Dipl.-Ing. Christian Schwalenberg (Schweißtechnische Lehr- und Versuchsanstalt Halle GmbH)
Use of the GMA laser beam hybrid orbital process for the orbital welding of pipelines
The efficiency in pipeline construction has continually increased over the years, starting with the development of special vertical-down weld electrodes right through to automated GMA processes with adapted seam preparations. Ultimately, however, only small increases in melting deposition rates can be expected, because the melting pools get out of control very quickly at higher wire feeding rates, due to low welding speeds and the influence of gravity.
The GMA laser hybrid welding process is a very promising alternative. The excellent gap bridge ability of the GMA process combined with the high penetration depth of the laser beam open up completely new possibilities when the two processes are merged, as well as synergetic effects which have a positive influence on the welding process. SLV Halle GmbH has been carrying out studies with partners from the pipeline construction industry for several years now to boost the efficiency of the GMA laser hybrid process for pipeline construction. The aim is to prove the basic suitability of this method for pipeline construction, since both welding depth and welding speed can be increased if the GMA process is supported by a laser beam welding process. The filler material added by the GMA process allows to influence the melting pool metallurgically. Through their interaction, the two methods have a mutually stabilising effect and both GMA arc and laser beam are vital for attempts to increase efficiency in pipeline construction while retaining high quality standards.

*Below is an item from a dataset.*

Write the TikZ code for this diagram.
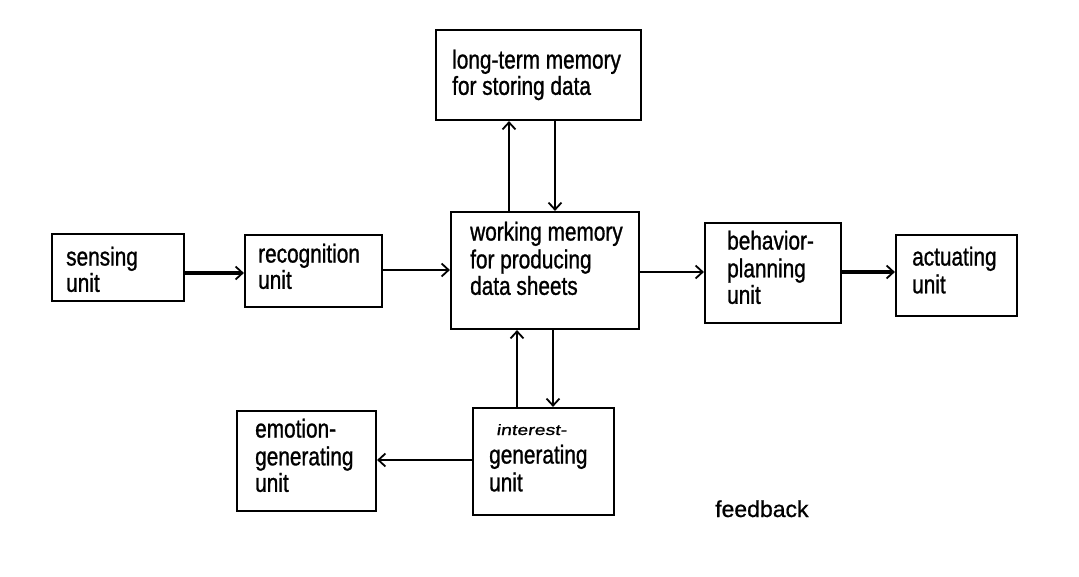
\documentclass[tikz,border=0pt]{standalone}
\usepackage{fontspec}
\setmainfont{Liberation Sans}[FakeStretch=0.8,FakeBold=1]
\newfontfamily\intfont{Liberation Sans}[FakeStretch=1.3,FakeSlant=0.15,FakeBold=1]
\newfontfamily\fbfont{Liberation Sans}[FakeBold=0.8]
\usetikzlibrary{arrows.meta}
\newcommand{\boxsz}{\fontsize{26}{26.5}\selectfont}
\tikzset{
  blk/.style={draw, line width=2.2pt, inner sep=0pt, fill=white},
  lbl/.style={anchor=north west, inner sep=0pt, align=left, font=\boxsz},
  arr/.style={line width=2pt, -{Straight Barb[length=7pt,width=13pt,line width=1.8pt]}},
  thickarr/.style={arr, line width=3.2pt}
}
\begin{document}
\begin{tikzpicture}[x=1pt,y=-1pt]
\fill[white] (0,0) rectangle (1079,577);
\useasboundingbox (0,0) rectangle (1079,577);
% boxes
\node[blk, minimum width=205, minimum height=90] (lt) at (538.5,75) {};
\node[blk, minimum width=188, minimum height=117] (wm) at (545,270.5) {};
\node[blk, minimum width=132, minimum height=67] (sens) at (118,267.5) {};
\node[blk, minimum width=137, minimum height=72] (rec) at (313.5,271) {};
\node[blk, minimum width=136, minimum height=100] (beh) at (773,273) {};
\node[blk, minimum width=121, minimum height=81] (act) at (956.5,275.5) {};
\node[blk, minimum width=139, minimum height=100] (emo) at (306.5,461) {};
\node[blk, minimum width=141, minimum height=107] (int) at (543.5,461.5) {};
% texts (top = first baseline - strut height)
\node[lbl] (tlt) at (452,49.5) {\strut long-term memory\\[-1.5pt]for storing data};
\node[lbl] (tsens) at (66,246.5) {\strut sensing\\[-1.5pt]unit};
\node[lbl] (trec) at (258,243.5) {\strut recognition\\[-1.5pt]unit};
\node[lbl] (twm) at (470,221.5) {\strut working memory\\for producing\\data sheets};
\node[lbl] (tbeh) at (727,230.5) {\strut behavior-\\planning\\unit};
\node[lbl] (tact) at (912,246.5) {\strut actuating\\unit};
\node[lbl] (temo) at (255,418.5) {\strut emotion-\\generating\\unit};
\node[anchor=base west, inner sep=0pt, font=\intfont\fontsize{15}{15}\selectfont] (tint1) at (496,435) {interest-};
\node[lbl] (tint2) at (489,444.5) {\strut generating\\unit};
\node[anchor=base west, inner sep=0pt, font=\fbfont\fontsize{23}{23}\selectfont] (fb) at (715,517) {feedback};
% helper coordinates
\coordinate (xa) at (509,0);
\coordinate (xb) at (555,0);
\coordinate (xc) at (517,0);
\coordinate (xd) at (553,0);
\coordinate (ya) at (0,273);
\coordinate (yb) at (0,270);
\coordinate (yc) at (0,272);
\coordinate (yd) at (0,460);
% connectors
\draw[arr] (xa |- wm.north) -- (xa |- lt.south);
\draw[arr] (xb |- lt.south) -- (xb |- wm.north);
\draw[thickarr] (sens.east |- ya) -- (rec.west |- ya);
\draw[arr] (rec.east |- yb) -- (wm.west |- yb);
\draw[arr, line width=2.6pt] (wm.east |- yc) -- (beh.west |- yc);
\draw[thickarr] (beh.east |- yc) -- (act.west |- yc);
\draw[arr] (xc |- int.north) -- (xc |- wm.south);
\draw[arr] (xd |- wm.south) -- (xd |- int.north);
\draw[arr, line width=2.6pt] (int.west |- yd) -- (emo.east |- yd);
\end{tikzpicture}
\end{document}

The knowledge gained in preliminary tests led to the decision to carry out welding of the pipe joints using the hybrid welding process not in one work cycle, but rather using two vertical-down welds. A further torch was attached for fast changing from the first to the second vertical-down weld. Thanks to the integration of the arc process following hybrid welding, closed seam profiles were able to be produced, and hardening of the heat effected zones in the root area was reduced.
The typical conditions in the vertical-down welding position and the continuous influence of gravity on the melting pools mean that a torch arrangement in the direction of welding cannot be considered, since the arc forces further enhance the influence of gravity and the melting pool is even more likely to advance. The best results were achieved with a torch adapted in advance and optics arranged neutrally to the joint.
The results presented reveal the potential of the hybrid process for high laser powers and brilliant beam qualities. Besides the proof of general constructionsite suitability for the process, extensive knowlege was gained about the out-of-position hybrid welding and the equipment design. Finally, it leads to the design of a specialised prototype. This is available to potential partners both for technological studies and for further field tests.